# [OBJECTIVE]
Return each line of the data below verbatim; pictures are to be left out.

# [RECORDED INFORMATION]
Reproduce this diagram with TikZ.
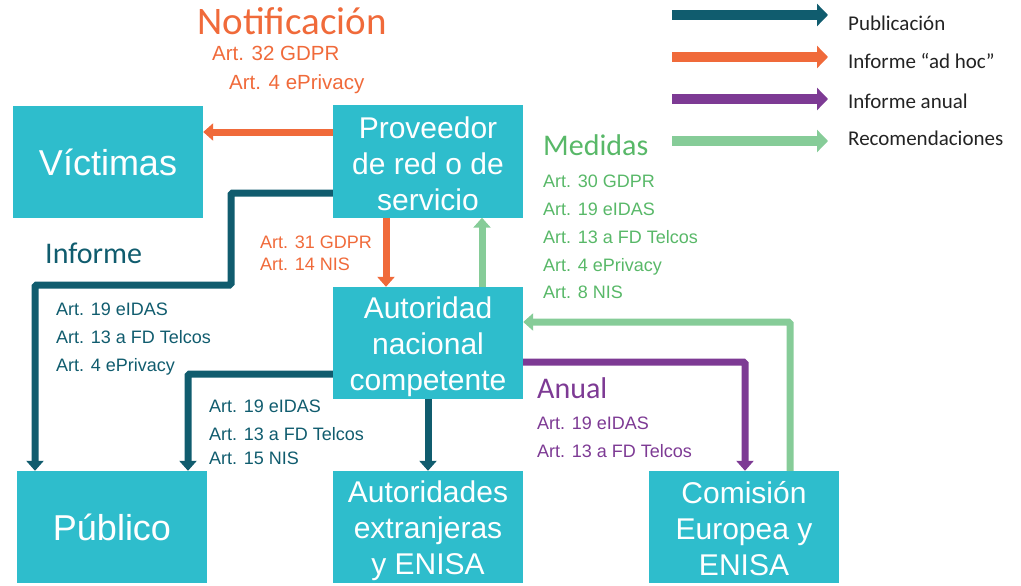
\documentclass[tikz,border=0pt]{standalone}
\usepackage{fontspec}
\setmainfont{Liberation Sans}
\newfontfamily\calfont{Carlito}
\usetikzlibrary{arrows.meta}
\definecolor{boxc}{RGB}{46,189,204}
\definecolor{tealc}{RGB}{16,92,110}
\definecolor{orgc}{RGB}{240,106,58}
\definecolor{purc}{RGB}{125,58,148}
\definecolor{grnc}{RGB}{134,204,152}
\definecolor{grntxt}{RGB}{88,184,104}
\definecolor{legtxt}{RGB}{35,35,35}
\begin{document}
\begin{tikzpicture}[x=1pt,y=-1pt,
  box/.style={fill=boxc, text=white, minimum width=190pt, minimum height=112pt, align=center, inner sep=0pt, font=\fontsize{30}{36}\selectfont},
  bigbox/.style={box, font=\fontsize{36}{40}\selectfont},
  boxtext/.style={text=white, align=center, inner sep=0pt, font=\fontsize{30}{36}\selectfont},
  conn/.style={line width=7pt, rounded corners=1.5pt, -{Triangle[width=17pt,length=10pt]}},
  legarr/.style={line width=10pt, -{Triangle[width=22pt,length=11pt]}},
  small/.style={anchor=base west, inner sep=0pt, font=\fontsize{18}{20}\selectfont},
  mid/.style={anchor=base west, inner sep=0pt, font=\fontsize{20.5}{24}\selectfont},
  head/.style={anchor=base west, inner sep=0pt, font=\calfont\fontsize{30}{34}\selectfont},
  legtext/.style={anchor=base west, inner sep=0pt, text=legtxt, font=\calfont\fontsize{21}{24}\selectfont}
]
\useasboundingbox (0,0) rectangle (1021,586);

% boxes
\node[bigbox] (vic) at (108,162) {Víctimas};
\node[box] (prov) at (428,161.5) {};
\node[boxtext] (provt) at ([yshift=-2pt]prov.center) {Proveedor\\de red o de\\servicio};
\node[box] (aut) at (428,343) {};
\node[boxtext] (autt) at ([yshift=-4pt]aut.center) {Autoridad\\nacional\\competente};
\node[bigbox] (pub) at (112,527) {Público};
\node[box] (ext) at (428,527) {};
\node[boxtext] (extt) at ([yshift=-4pt]ext.center) {Autoridades\\extranjeras\\y ENISA};
\node[box] (com) at (744,527) {};
\node[boxtext] (comt) at ([yshift=-2pt]com.center) {Comisión\\Europea y\\ENISA};

% connectors
\draw[conn, orgc] (prov.west |- 0,132) -- (vic.east |- 0,132);
\draw[conn, tealc] (prov.west |- 0,193) -- (231,193) -- (231,285) -- (35,285) -- (pub.north -| 35,0);
\draw[conn, orgc] (prov.south -| 386,0) -- (aut.north -| 386,0);
\draw[conn, grnc] (aut.north -| 482,0) -- (prov.south -| 482,0);
\draw[conn, tealc] (aut.west |- 0,374) -- (188,374) -- (pub.north -| 188,0);
\draw[conn, tealc] (aut.south) -- (ext.north);
\draw[conn, purc] (aut.east |- 0,362) -- (745,362) -- (com.north -| 745,0);
\draw[conn, grnc] (com.north -| 790,0) -- (790,322) -- (aut.east |- 0,322);

% labels
\node[anchor=base, inner sep=0pt, text=orgc, font=\calfont\fontsize{39}{42}\selectfont] (notif) at (292,35) {Notificación};
\node[mid, text=orgc] (n1) at (212,61) {Art. 32 GDPR};
\node[mid, text=orgc] (n2) at (229,90) {Art. 4 ePrivacy};

\node[head, text=tealc] (inf) at (45,263) {Informe};
\node[small, text=tealc] (i1) at (56,315) {Art. 19 eIDAS};
\node[small, text=tealc] (i2) at (56,343) {Art. 13 a FD Telcos};
\node[small, text=tealc] (i3) at (56,371) {Art. 4 ePrivacy};

\node[small, text=orgc] (o1) at (260,248) {Art. 31 GDPR};
\node[small, text=orgc] (o2) at (260,270) {Art. 14 NIS};

\node[head, text=grntxt] (med) at (543,155) {Medidas};
\node[small, text=grntxt] (m1) at (543,187) {Art. 30 GDPR};
\node[small, text=grntxt] (m2) at (543,215) {Art. 19 eIDAS};
\node[small, text=grntxt] (m3) at (543,243) {Art. 13 a FD Telcos};
\node[small, text=grntxt] (m4) at (543,271) {Art. 4 ePrivacy};
\node[small, text=grntxt] (m5) at (543,298) {Art. 8 NIS};

\node[small, text=tealc] (p1) at (209,412) {Art. 19 eIDAS};
\node[small, text=tealc] (p2) at (209,440) {Art. 13 a FD Telcos};
\node[small, text=tealc] (p3) at (209,464) {Art. 15 NIS};

\node[head, text=purc] (anual) at (537,398) {Anual};
\node[small, text=purc] (a1) at (537,429) {Art. 19 eIDAS};
\node[small, text=purc] (a2) at (537,457) {Art. 13 a FD Telcos};

% legend
\coordinate (l1a) at (672,15);  \coordinate (l1b) at (828,15);
\coordinate (l2a) at (672,57);  \coordinate (l2b) at (828,57);
\coordinate (l3a) at (672,99);  \coordinate (l3b) at (828,99);
\coordinate (l4a) at (672,141); \coordinate (l4b) at (828,141);
\draw[legarr, tealc] (l1a) -- (l1b);
\draw[legarr, orgc] (l2a) -- (l2b);
\draw[legarr, purc] (l3a) -- (l3b);
\draw[legarr, grnc] (l4a) -- (l4b);
\node[legtext] (lg1) at (848,31) {Publicación};
\node[legtext] (lg2) at (848,69) {Informe “ad hoc”};
\node[legtext] (lg3) at (848,108) {Informe anual};
\node[legtext] (lg4) at (848,146) {Recomendaciones};
\end{tikzpicture}
\end{document}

# [FULL OUTPUT]
Reproduce this diagram with TikZ.
\documentclass[tikz,border=0pt]{standalone}
\usepackage{fontspec}
\setmainfont{Liberation Sans}
\newfontfamily\calfont{Carlito}
\usetikzlibrary{arrows.meta}
\definecolor{boxc}{RGB}{46,189,204}
\definecolor{tealc}{RGB}{16,92,110}
\definecolor{orgc}{RGB}{240,106,58}
\definecolor{purc}{RGB}{125,58,148}
\definecolor{grnc}{RGB}{134,204,152}
\definecolor{grntxt}{RGB}{88,184,104}
\definecolor{legtxt}{RGB}{35,35,35}
\begin{document}
\begin{tikzpicture}[x=1pt,y=-1pt,
  box/.style={fill=boxc, text=white, minimum width=190pt, minimum height=112pt, align=center, inner sep=0pt, font=\fontsize{30}{36}\selectfont},
  bigbox/.style={box, font=\fontsize{36}{40}\selectfont},
  boxtext/.style={text=white, align=center, inner sep=0pt, font=\fontsize{30}{36}\selectfont},
  conn/.style={line width=7pt, rounded corners=1.5pt, -{Triangle[width=17pt,length=10pt]}},
  legarr/.style={line width=10pt, -{Triangle[width=22pt,length=11pt]}},
  small/.style={anchor=base west, inner sep=0pt, font=\fontsize{18}{20}\selectfont},
  mid/.style={anchor=base west, inner sep=0pt, font=\fontsize{20.5}{24}\selectfont},
  head/.style={anchor=base west, inner sep=0pt, font=\calfont\fontsize{30}{34}\selectfont},
  legtext/.style={anchor=base west, inner sep=0pt, text=legtxt, font=\calfont\fontsize{21}{24}\selectfont}
]
\useasboundingbox (0,0) rectangle (1021,586);

% boxes
\node[bigbox] (vic) at (108,162) {Víctimas};
\node[box] (prov) at (428,161.5) {};
\node[boxtext] (provt) at ([yshift=-2pt]prov.center) {Proveedor\\de red o de\\servicio};
\node[box] (aut) at (428,343) {};
\node[boxtext] (autt) at ([yshift=-4pt]aut.center) {Autoridad\\nacional\\competente};
\node[bigbox] (pub) at (112,527) {Público};
\node[box] (ext) at (428,527) {};
\node[boxtext] (extt) at ([yshift=-4pt]ext.center) {Autoridades\\extranjeras\\y ENISA};
\node[box] (com) at (744,527) {};
\node[boxtext] (comt) at ([yshift=-2pt]com.center) {Comisión\\Europea y\\ENISA};

% connectors
\draw[conn, orgc] (prov.west |- 0,132) -- (vic.east |- 0,132);
\draw[conn, tealc] (prov.west |- 0,193) -- (231,193) -- (231,285) -- (35,285) -- (pub.north -| 35,0);
\draw[conn, orgc] (prov.south -| 386,0) -- (aut.north -| 386,0);
\draw[conn, grnc] (aut.north -| 482,0) -- (prov.south -| 482,0);
\draw[conn, tealc] (aut.west |- 0,374) -- (188,374) -- (pub.north -| 188,0);
\draw[conn, tealc] (aut.south) -- (ext.north);
\draw[conn, purc] (aut.east |- 0,362) -- (745,362) -- (com.north -| 745,0);
\draw[conn, grnc] (com.north -| 790,0) -- (790,322) -- (aut.east |- 0,322);

% labels
\node[anchor=base, inner sep=0pt, text=orgc, font=\calfont\fontsize{39}{42}\selectfont] (notif) at (292,35) {Notificación};
\node[mid, text=orgc] (n1) at (212,61) {Art. 32 GDPR};
\node[mid, text=orgc] (n2) at (229,90) {Art. 4 ePrivacy};

\node[head, text=tealc] (inf) at (45,263) {Informe};
\node[small, text=tealc] (i1) at (56,315) {Art. 19 eIDAS};
\node[small, text=tealc] (i2) at (56,343) {Art. 13 a FD Telcos};
\node[small, text=tealc] (i3) at (56,371) {Art. 4 ePrivacy};

\node[small, text=orgc] (o1) at (260,248) {Art. 31 GDPR};
\node[small, text=orgc] (o2) at (260,270) {Art. 14 NIS};

\node[head, text=grntxt] (med) at (543,155) {Medidas};
\node[small, text=grntxt] (m1) at (543,187) {Art. 30 GDPR};
\node[small, text=grntxt] (m2) at (543,215) {Art. 19 eIDAS};
\node[small, text=grntxt] (m3) at (543,243) {Art. 13 a FD Telcos};
\node[small, text=grntxt] (m4) at (543,271) {Art. 4 ePrivacy};
\node[small, text=grntxt] (m5) at (543,298) {Art. 8 NIS};

\node[small, text=tealc] (p1) at (209,412) {Art. 19 eIDAS};
\node[small, text=tealc] (p2) at (209,440) {Art. 13 a FD Telcos};
\node[small, text=tealc] (p3) at (209,464) {Art. 15 NIS};

\node[head, text=purc] (anual) at (537,398) {Anual};
\node[small, text=purc] (a1) at (537,429) {Art. 19 eIDAS};
\node[small, text=purc] (a2) at (537,457) {Art. 13 a FD Telcos};

% legend
\coordinate (l1a) at (672,15);  \coordinate (l1b) at (828,15);
\coordinate (l2a) at (672,57);  \coordinate (l2b) at (828,57);
\coordinate (l3a) at (672,99);  \coordinate (l3b) at (828,99);
\coordinate (l4a) at (672,141); \coordinate (l4b) at (828,141);
\draw[legarr, tealc] (l1a) -- (l1b);
\draw[legarr, orgc] (l2a) -- (l2b);
\draw[legarr, purc] (l3a) -- (l3b);
\draw[legarr, grnc] (l4a) -- (l4b);
\node[legtext] (lg1) at (848,31) {Publicación};
\node[legtext] (lg2) at (848,69) {Informe “ad hoc”};
\node[legtext] (lg3) at (848,108) {Informe anual};
\node[legtext] (lg4) at (848,146) {Recomendaciones};
\end{tikzpicture}
\end{document}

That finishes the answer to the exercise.